O barulho de algo arrastando continua e Sílvia nota que está ficando cada vez mais alto. Ela acelera os passos, descendo as escadas ela percebe que “Algo” também acelerou os passos. Ela tenta virar o corredor e olhar o que é. Mas não tem coragem. -  Será que isso é real ou apenas estou delirando?  - Sua mente funcionada a todo vapor - Será que estou tendo outro colapso nervoso?
Sílvia apesar de frequentar igreja desde pequena, nunca fora religiosa. Seu cérebro não conseguia conceber a ideia de que existem coisas sobrenaturais. Ela com a pulsação acelerada respira fundo e tenta raciocinar. – Quem sabe é alguém fazendo alguma brincadeira de mal gosto. Alguém que sabe do meu colapso nervoso e quer fazer um trote. O barulho ia se aproximando, era um andar calmo e sádico, Sílvia se sentia como um prisioneiro esperando o seu carrasco, ela havia sido julgada e condenada. Ela pensou que isso era uma punição por ter convencido Jonas seu amigo de infância a subir em uma árvore para pegar uma maça, ela sabia que o garoto era apaixonado por ela, ele não iria recusar, sua mãe lhe ensinou que um homem apaixonado não recusa um pedido de sua princesa.
O garoto subiu, porem ele não viu que havia um ninho de vespas, assim que ele encostou na maça o galho balançou e as vespas vieram para cima dele, ele se desequilibrou e caiu da árvore batendo a cabeça em uma pedra, morrendo imediatamente. Ela nunca se perdoou por isso. Será o universo cobrando sua dívida?

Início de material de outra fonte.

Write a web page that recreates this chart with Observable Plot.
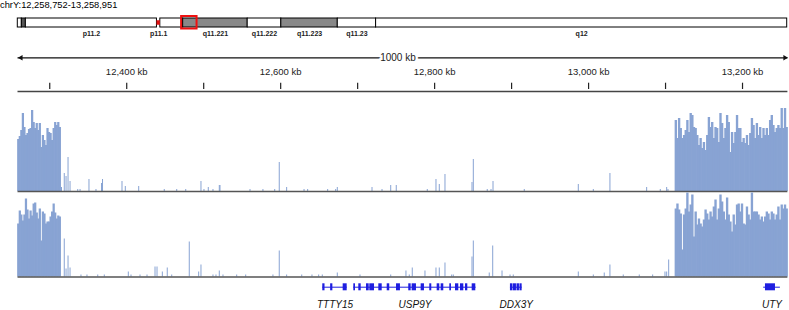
<!DOCTYPE html>
<html><head><meta charset="utf-8">
<script src="https://cdn.jsdelivr.net/npm/d3@7"></script>
<script src="https://cdn.jsdelivr.net/npm/@observablehq/plot@0.6"></script>
<style>
html,body{margin:0;padding:0;background:#fff;}
#chart{position:relative;width:789px;height:310px;overflow:hidden;font-family:"Liberation Sans",Arial,Helvetica,sans-serif;}
#chart > *{position:absolute;left:0;display:block;}
#title{font-size:9.3px;line-height:10px;top:0;color:#000;white-space:nowrap;}
</style></head><body>
<div id="chart"><div id="title"></div></div>
<script>
// ================= DATA =================
const locusLabel = "chrY:12,258,752-13,258,951";
const viewKb = [12258.752, 13258.951];
const chromMb = 57.227415;

// ideogram bands (Mb)
const bandStartMb = [0, 0.3, 0.6, 10.35, 10.6, 12.3, 17.1, 19.6, 23.8, 26.65];
const bandEndMb   = [0.3, 0.6, 10.35, 10.6, 12.3, 17.1, 19.6, 23.8, 26.65, 57.227415];
const bandLabels  = ["", "", "p11.2", "p11.1", "", "q11.221", "q11.222", "q11.223", "q11.23", "q12"];
const bandStains  = ["gneg", "gpos75", "gneg", "acen", "gneg", "gpos50", "gneg", "gpos50", "gneg", "gneg"];

// ruler
const rulerTickKb = [12300, 12400, 12500, 12600, 12700, 12800, 12900, 13000, 13100, 13200];
const rulerLabelKb = [12400, 12600, 12800, 13000, 13200];
const rulerLabels = ["12,400 kb", "12,600 kb", "12,800 kb", "13,000 kb", "13,200 kb"];
const spanLabel = "1000 kb";

// coverage, dense blocks
const leftBlockStartKb = 12258.752, leftBinKb = 2.0;
const rightBlockStartKb = 13112.9, rightBinKb = 2.15;
const track1Left = [52,55,61,78,64,56,58,62,63,81,69,63,68,61,68,44,56,51,46,63,59,58,51,63,69,66,69,64];
const track2Left = [53,66,62,56,62,78,67,58,66,61,73,74,64,58,68,36,65,63,53,55,55,60,65,73,64,58,61,60];
const track1Right = [71,53,73,63,53,56,61,71,59,78,76,64,63,56,46,53,43,49,41,56,74,64,69,53,64,63,49,78,68,53,63,76,69,39,59,48,59,76,63,63,49,53,48,56,46,58,73,66,53,68,56,64,53,63,56,63,56,71,76,66,59,63,66,63,83,63,83,64];
const track2Right = [68,73,67,63,27,62,68,84,65,72,82,40,65,52,58,53,50,57,67,63,57,65,60,70,77,57,68,82,75,65,57,79,62,55,45,62,52,72,73,65,73,53,52,70,62,57,84,65,65,65,62,57,60,55,60,65,63,57,65,63,57,62,70,57,72,68,72,68];

// coverage, sparse spikes (kb, value)
const track1SpikeKb = [12315.9,12319.5,12321.8,12324.4,12327.0,12337.0,12340.0,12351.6,12360.7,12367.9,12369.2,12394.5,12398.8,12416.2,12449.4,12465.6,12477.3,12497.1,12501.0,12506.6,12512.7,12520.9,12521.8,12560.8,12577.6,12592.9,12598.8,12608.4,12631.0,12635.7,12661.7,12672.1,12674.2,12719.3,12732.3,12743.6,12750.8,12791.1,12802.4,12806.7,12814.1,12849.2,12850.9,12869.0,12873.9,12876.5,12917.1,12987.3,13006.8,13028.4,13076.1,13093.8,13102.1,13103.8];
const track1SpikeVal = [4,18,15,34,10,2,2,12,2,8,12,10,5,5,2,2,2,10,2,4,2,6,6,2,2,2,29,4,2,2,2,2,4,4,2,6,6,2,12,7,17,9,32,2,2,10,2,7,2,18,4,2,4,2];
const track2SpikeKb = [12319.5,12321.8,12324.4,12327.0,12341.2,12349.0,12363.0,12371.5,12402.7,12406.2,12417.9,12427.0,12437.4,12440.0,12446.9,12453.3,12459.1,12481.9,12494.1,12497.1,12512.7,12516.6,12520.9,12525.7,12543.5,12555.2,12590.6,12598.8,12608.4,12628.0,12641.3,12650.0,12654.7,12674.2,12703.7,12743.6,12763.4,12767.7,12771.6,12788.1,12802.4,12806.7,12814.1,12822.8,12824.9,12849.2,12850.9,12871.6,12876.1,12888.2,12898.6,12902.8,12987.3,13006.8,13021.0,13028.4,13045.7,13066.5,13083.9,13099.9,13102.1,13104.7];
const track2SpikeVal = [38,8,21,9,2,2,2,2,5,2,2,2,10,10,5,9,2,35,5,12,2,2,6,2,2,2,2,26,2,2,2,2,2,4,2,2,6,2,9,6,9,9,14,2,2,20,36,4,31,6,2,2,5,2,4,12,2,2,2,5,5,17];

// genes (kb)
const geneNames   = ["TTTY15", "USP9Y", "DDX3Y", "UTY"];
const geneStartKb = [12654.7, 12695.0, 12898.5, 13227.5];
const geneEndKb   = [12686.4, 12853.9, 12913.7, 13249.2];
const exonGene    = ["TTTY15","TTTY15","TTTY15",
  "USP9Y","USP9Y","USP9Y","USP9Y","USP9Y","USP9Y","USP9Y","USP9Y","USP9Y","USP9Y","USP9Y","USP9Y","USP9Y","USP9Y","USP9Y","USP9Y","USP9Y","USP9Y",
  "DDX3Y","DDX3Y","DDX3Y","DDX3Y","UTY"];
const exonStartKb = [12654.7,12664.9,12681.2,
  12695.0,12701.5,12711.5,12715.8,12727.5,12738.4,12750.5,12766.4,12770.8,12782.5,12793.7,12803.3,12808.5,12819.7,12827.1,12833.6,12840.1,12848.8,
  12898.5,12902.4,12907.0,12910.9,13229.8];
const exonEndKb   = [12657.6,12667.8,12686.4,
  12697.2,12704.6,12715.0,12721.9,12731.9,12741.7,12755.6,12769.5,12776.4,12786.8,12796.3,12806.7,12811.9,12821.9,12831.4,12837.9,12843.1,12853.5,
  12901.8,12906.3,12910.2,12913.7,13242.8];

// ================= DRAW =================
const chart = document.getElementById("chart");
document.getElementById("title").textContent = locusLabel;
const W = 789;
const xRange = [17.5, 787.4];
const covFill = "#88a3d3";
const geneBlue = "#1e1ee0";
const font = "'Liberation Sans', Arial, Helvetica, sans-serif";
const baseStyle = {fontFamily: font, fontSize: "10px", background: "transparent", overflow: "visible"};

function place(el, top) { el.style.top = top + "px"; chart.append(el); }

// --- ideogram ---
const bands = bandStartMb.map((s, i) => ({s, e: bandEndMb[i], label: bandLabels[i], stain: bandStains[i]}));
const stainFill = {gneg: "#ffffff", gpos50: "#888888", gpos75: "#555555"};
const ideo = Plot.plot({
  width: W, height: 40, margin: 0,
  x: {domain: [0, chromMb], range: [17.3, 786.7], axis: null},
  y: {domain: [0, 1], range: [27, 18], axis: null},
  style: baseStyle,
  marks: [
    Plot.rect(bands.filter(d => d.stain !== "acen"), {x1: "s", x2: "e", y1: 0, y2: 1, fill: d => stainFill[d.stain], stroke: "#000", strokeWidth: 1}),
    Plot.rect(bands.filter(d => d.stain === "acen"), {x1: "s", x2: "e", y1: 0.25, y2: 0.75, fill: "#e01010"}),
    Plot.rect([viewKb], {x1: d => d[0] / 1000, x2: d => d[1] / 1000, y1: 0, y2: 1, fill: "none", stroke: "#ee1111", strokeWidth: 2, insetTop: -2, insetBottom: -1.5, insetLeft: -1, insetRight: -1}),
    Plot.text(bands.filter(d => d.label), {x: d => (d.s + d.e) / 2, y: 0, text: "label", lineAnchor: "top", dy: 3.5, fontSize: 7, fill: "#222", fontFamily: "'Liberation Sans Narrow', 'Arial Narrow', sans-serif", fontWeight: "bold"})
  ]
});
place(ideo, 0);

// --- ruler ---
const ruler = Plot.plot({
  width: W, height: 55, margin: 0,
  x: {domain: viewKb, range: xRange, axis: null},
  y: {domain: [0, 55], range: [0, 55], axis: null},
  style: baseStyle,
  marks: [
    Plot.ruleY([17.3], {x1: viewKb[0], x2: viewKb[1], stroke: "#111", strokeWidth: 1.2}),
    Plot.dot([viewKb[0]], {x: d => d, y: 17.3, symbol: "triangle", r: 2, rotate: -90, fill: "#111", stroke: "none", dx: 3}),
    Plot.dot([viewKb[1]], {x: d => d, y: 17.3, symbol: "triangle", r: 2, rotate: 90, fill: "#111", stroke: "none", dx: -3}),
    Plot.text([spanLabel], {x: (viewKb[0] + viewKb[1]) / 2, y: 17.3, text: d => d, dx: -5, fontSize: 10, fill: "#222", stroke: "white", strokeWidth: 5, lineAnchor: "middle"}),
    Plot.text(rulerLabels, {x: (d, i) => rulerLabelKb[i], y: 34, text: d => d, fontSize: 9.5, fill: "#222", lineAnchor: "bottom"}),
    Plot.ruleX(rulerTickKb, {x: d => d, y1: 42.7, y2: 49, stroke: "#222", strokeWidth: 1.2}),
    Plot.ruleY([51], {x1: viewKb[0], x2: viewKb[1], stroke: "#444", strokeWidth: 1.5})
  ]
});
place(ruler, 40);

// --- coverage tracks ---
function blockRows(startKb, binKb, vals) {
  return vals.map((v, i) => ({x1: startKb + i * binKb, x2: startKb + (i + 1) * binKb, v}));
}
function spikeRows(kbs, vals) {
  return kbs.map((k, i) => ({x1: k - 0.65, x2: k + 0.65, v: vals[i]}));
}
function track(left, right, spKb, spVal, height, base, maxV) {
  const blocks = [
    ...blockRows(leftBlockStartKb, leftBinKb, left),
    ...blockRows(rightBlockStartKb, rightBinKb, right)
  ];
  const spikes = spikeRows(spKb, spVal);
  return Plot.plot({
    width: W, height, margin: 0,
    x: {domain: viewKb, range: xRange, axis: null},
    y: {domain: [0, maxV], range: [base, base - maxV], axis: null},
    style: baseStyle,
    marks: [
      Plot.rect(blocks, {x1: "x1", x2: "x2", y1: 0, y2: "v", fill: covFill, insetLeft: -0.35, insetRight: -0.35, clip: true}),
      Plot.rect(spikes, {x1: "x1", x2: "x2", y1: 0, y2: "v", fill: covFill}),
      Plot.ruleY([0], {x1: viewKb[0], x2: viewKb[1], stroke: "#555", strokeWidth: 1.5})
    ]
  });
}
place(track(track1Left, track1Right, track1SpikeKb, track1SpikeVal, 97, 96, 91), 95);
place(track(track2Left, track2Right, track2SpikeKb, track2SpikeVal, 86, 84.5, 84), 192);

// --- genes ---
const genes = geneNames.map((g, i) => ({g, s: geneStartKb[i], e: geneEndKb[i]}));
const exons = exonGene.map((g, i) => ({g, s: exonStartKb[i], e: exonEndKb[i]}));
const geneTrack = Plot.plot({
  width: W, height: 32, margin: 0,
  x: {domain: viewKb, range: xRange, axis: null},
  y: {domain: [0, 32], range: [0, 32], axis: null},
  style: baseStyle,
  marks: [
    Plot.ruleY(genes, {x1: "s", x2: "e", y: 8.7, stroke: geneBlue, strokeWidth: 1}),
    Plot.rect(exons, {x1: "s", x2: "e", y1: 5.3, y2: 12.3, fill: geneBlue}),
    Plot.text(genes, {x: d => (d.s + d.e) / 2, y: 29, text: "g", fontSize: 10, fontStyle: "italic", fill: "#111", lineAnchor: "bottom"})
  ]
});
place(geneTrack, 278);
</script>
</body></html>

A “coisa” se aproxima e ela dá um grito abafado e sai correndo. Falta pouco para chegar perto do portão – ela pensou. Ela tropeça e cai torcendo o tornozelo.
- Aiii, meu pé. – Ela tenta se levantar, mas a dor não deixa. Ela sente A Coisa se aproximando. Ela respira fundo e vai se arrastando.
- Falta pouco, minha salvação está quase ali.  - Ela vê o portão com o vigia sentado de costas, é só bater no vidro que ele irá abrir. O vigia estava totalmente alheio a tudo que estava acontecendo, o seu time havia acabado de fazer um gol. Ela sente algo encostando em sua perna, ela sente algo perfurando a pele, ela tem medo de olhar. Ela tenta rastejar mais rápido “Aquilo vai me pegar”, então coloca a mão suja de sangue espalmada no vidro fosco. Era o seu fim.